**WRITTEN INSTRUCTION:** Below are records; please write out exactly the lines from the first line through the line containing "(orgtitle) at (513,85)", with no pictures.

**RECORDS SUPPLIED:**

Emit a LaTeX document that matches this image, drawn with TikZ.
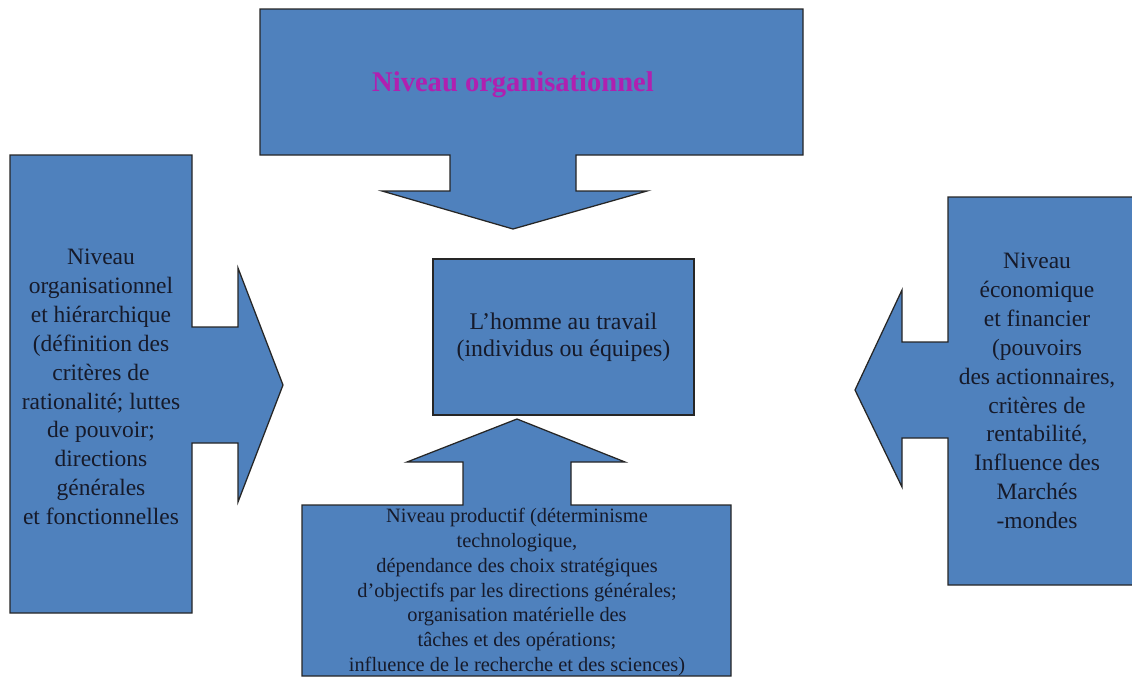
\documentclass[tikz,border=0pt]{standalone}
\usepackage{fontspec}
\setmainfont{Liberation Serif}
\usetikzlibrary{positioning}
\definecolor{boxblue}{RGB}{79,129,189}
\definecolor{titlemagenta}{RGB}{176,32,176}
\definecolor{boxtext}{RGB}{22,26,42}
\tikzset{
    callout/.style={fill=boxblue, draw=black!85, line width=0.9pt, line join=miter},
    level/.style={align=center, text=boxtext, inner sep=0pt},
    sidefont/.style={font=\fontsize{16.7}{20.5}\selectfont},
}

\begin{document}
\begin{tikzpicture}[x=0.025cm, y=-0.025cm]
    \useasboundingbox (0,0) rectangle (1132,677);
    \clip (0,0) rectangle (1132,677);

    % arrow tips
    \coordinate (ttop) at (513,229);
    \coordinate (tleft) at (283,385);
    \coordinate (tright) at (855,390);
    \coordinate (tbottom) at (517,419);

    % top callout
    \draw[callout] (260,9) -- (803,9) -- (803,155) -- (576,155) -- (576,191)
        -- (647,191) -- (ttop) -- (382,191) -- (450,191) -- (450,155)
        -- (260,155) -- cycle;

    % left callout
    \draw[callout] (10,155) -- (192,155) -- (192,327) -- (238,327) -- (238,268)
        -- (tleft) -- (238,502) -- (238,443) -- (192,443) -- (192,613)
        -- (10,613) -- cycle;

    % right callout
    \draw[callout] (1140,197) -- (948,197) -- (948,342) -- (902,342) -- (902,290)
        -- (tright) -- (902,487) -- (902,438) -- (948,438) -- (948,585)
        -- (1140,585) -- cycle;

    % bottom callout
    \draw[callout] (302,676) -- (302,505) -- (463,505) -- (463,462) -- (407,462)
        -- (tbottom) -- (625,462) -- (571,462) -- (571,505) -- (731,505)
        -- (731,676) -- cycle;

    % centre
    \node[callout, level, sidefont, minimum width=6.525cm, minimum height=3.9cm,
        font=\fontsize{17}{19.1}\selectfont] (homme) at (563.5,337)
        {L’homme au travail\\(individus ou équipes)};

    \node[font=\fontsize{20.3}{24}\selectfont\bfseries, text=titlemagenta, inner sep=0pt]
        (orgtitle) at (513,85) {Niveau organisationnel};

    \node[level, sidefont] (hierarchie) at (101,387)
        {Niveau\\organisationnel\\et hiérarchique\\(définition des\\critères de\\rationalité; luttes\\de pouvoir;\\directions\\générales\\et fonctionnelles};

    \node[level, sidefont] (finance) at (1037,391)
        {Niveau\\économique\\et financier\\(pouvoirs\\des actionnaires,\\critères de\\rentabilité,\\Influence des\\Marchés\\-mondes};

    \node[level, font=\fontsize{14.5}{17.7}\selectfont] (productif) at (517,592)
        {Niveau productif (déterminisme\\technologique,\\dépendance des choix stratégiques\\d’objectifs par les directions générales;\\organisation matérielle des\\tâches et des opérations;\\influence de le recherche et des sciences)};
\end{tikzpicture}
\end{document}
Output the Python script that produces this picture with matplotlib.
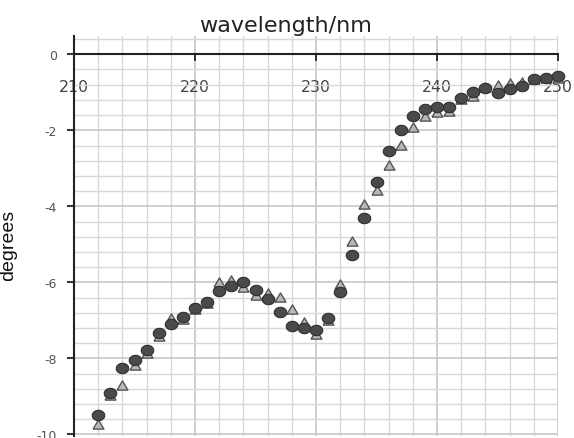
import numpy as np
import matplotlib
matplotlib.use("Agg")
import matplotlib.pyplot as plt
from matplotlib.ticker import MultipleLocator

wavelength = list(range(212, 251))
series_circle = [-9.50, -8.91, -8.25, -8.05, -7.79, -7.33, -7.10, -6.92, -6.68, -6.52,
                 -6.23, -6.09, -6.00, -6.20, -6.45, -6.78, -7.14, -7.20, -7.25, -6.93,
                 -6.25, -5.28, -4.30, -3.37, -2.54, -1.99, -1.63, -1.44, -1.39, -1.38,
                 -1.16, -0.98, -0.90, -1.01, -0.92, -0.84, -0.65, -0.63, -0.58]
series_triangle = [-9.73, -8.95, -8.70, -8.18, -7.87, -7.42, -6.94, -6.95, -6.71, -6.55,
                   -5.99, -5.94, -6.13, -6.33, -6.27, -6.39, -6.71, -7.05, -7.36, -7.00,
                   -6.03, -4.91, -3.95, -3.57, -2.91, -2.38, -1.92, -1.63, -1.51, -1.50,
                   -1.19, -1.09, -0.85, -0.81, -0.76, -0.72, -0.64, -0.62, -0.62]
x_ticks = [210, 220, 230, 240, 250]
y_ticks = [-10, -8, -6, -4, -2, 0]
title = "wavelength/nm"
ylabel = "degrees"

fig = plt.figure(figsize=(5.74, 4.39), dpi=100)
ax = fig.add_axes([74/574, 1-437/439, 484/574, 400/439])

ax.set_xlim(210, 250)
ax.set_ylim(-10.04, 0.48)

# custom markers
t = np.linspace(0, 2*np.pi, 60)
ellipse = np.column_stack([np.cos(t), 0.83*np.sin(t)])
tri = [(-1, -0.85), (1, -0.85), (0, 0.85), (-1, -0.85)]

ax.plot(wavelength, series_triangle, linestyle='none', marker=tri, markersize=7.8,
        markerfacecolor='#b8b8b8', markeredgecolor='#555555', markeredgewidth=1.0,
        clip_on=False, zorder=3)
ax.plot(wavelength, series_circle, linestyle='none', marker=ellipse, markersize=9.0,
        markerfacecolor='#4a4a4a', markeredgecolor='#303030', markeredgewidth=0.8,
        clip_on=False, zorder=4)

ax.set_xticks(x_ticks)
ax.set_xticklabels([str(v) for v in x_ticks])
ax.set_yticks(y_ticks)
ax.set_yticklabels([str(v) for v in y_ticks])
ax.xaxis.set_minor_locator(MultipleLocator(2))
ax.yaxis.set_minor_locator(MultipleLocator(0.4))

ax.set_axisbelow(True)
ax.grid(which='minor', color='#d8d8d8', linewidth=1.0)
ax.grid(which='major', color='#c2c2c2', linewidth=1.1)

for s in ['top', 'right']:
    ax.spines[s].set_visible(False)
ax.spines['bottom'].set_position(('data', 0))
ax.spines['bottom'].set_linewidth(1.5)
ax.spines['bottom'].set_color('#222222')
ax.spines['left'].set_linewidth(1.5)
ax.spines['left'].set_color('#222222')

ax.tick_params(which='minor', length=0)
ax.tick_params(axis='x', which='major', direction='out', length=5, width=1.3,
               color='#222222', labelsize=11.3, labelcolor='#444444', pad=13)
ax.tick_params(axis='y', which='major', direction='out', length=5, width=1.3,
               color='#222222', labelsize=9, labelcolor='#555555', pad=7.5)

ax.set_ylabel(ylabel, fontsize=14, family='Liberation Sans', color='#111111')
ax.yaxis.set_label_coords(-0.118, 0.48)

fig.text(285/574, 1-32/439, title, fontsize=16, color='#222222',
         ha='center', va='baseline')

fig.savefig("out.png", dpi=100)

**OUTPUT BELOW:**
Emit a LaTeX document that matches this image, drawn with TikZ.
\documentclass[tikz,border=0pt]{standalone}
\usepackage{fontspec}
\setmainfont{Liberation Serif}
\usetikzlibrary{positioning}
\definecolor{boxblue}{RGB}{79,129,189}
\definecolor{titlemagenta}{RGB}{176,32,176}
\definecolor{boxtext}{RGB}{22,26,42}
\tikzset{
    callout/.style={fill=boxblue, draw=black!85, line width=0.9pt, line join=miter},
    level/.style={align=center, text=boxtext, inner sep=0pt},
    sidefont/.style={font=\fontsize{16.7}{20.5}\selectfont},
}

\begin{document}
\begin{tikzpicture}[x=0.025cm, y=-0.025cm]
    \useasboundingbox (0,0) rectangle (1132,677);
    \clip (0,0) rectangle (1132,677);

    % arrow tips
    \coordinate (ttop) at (513,229);
    \coordinate (tleft) at (283,385);
    \coordinate (tright) at (855,390);
    \coordinate (tbottom) at (517,419);

    % top callout
    \draw[callout] (260,9) -- (803,9) -- (803,155) -- (576,155) -- (576,191)
        -- (647,191) -- (ttop) -- (382,191) -- (450,191) -- (450,155)
        -- (260,155) -- cycle;

    % left callout
    \draw[callout] (10,155) -- (192,155) -- (192,327) -- (238,327) -- (238,268)
        -- (tleft) -- (238,502) -- (238,443) -- (192,443) -- (192,613)
        -- (10,613) -- cycle;

    % right callout
    \draw[callout] (1140,197) -- (948,197) -- (948,342) -- (902,342) -- (902,290)
        -- (tright) -- (902,487) -- (902,438) -- (948,438) -- (948,585)
        -- (1140,585) -- cycle;

    % bottom callout
    \draw[callout] (302,676) -- (302,505) -- (463,505) -- (463,462) -- (407,462)
        -- (tbottom) -- (625,462) -- (571,462) -- (571,505) -- (731,505)
        -- (731,676) -- cycle;

    % centre
    \node[callout, level, sidefont, minimum width=6.525cm, minimum height=3.9cm,
        font=\fontsize{17}{19.1}\selectfont] (homme) at (563.5,337)
        {L’homme au travail\\(individus ou équipes)};

    \node[font=\fontsize{20.3}{24}\selectfont\bfseries, text=titlemagenta, inner sep=0pt]
        (orgtitle) at (513,85) {Niveau organisationnel};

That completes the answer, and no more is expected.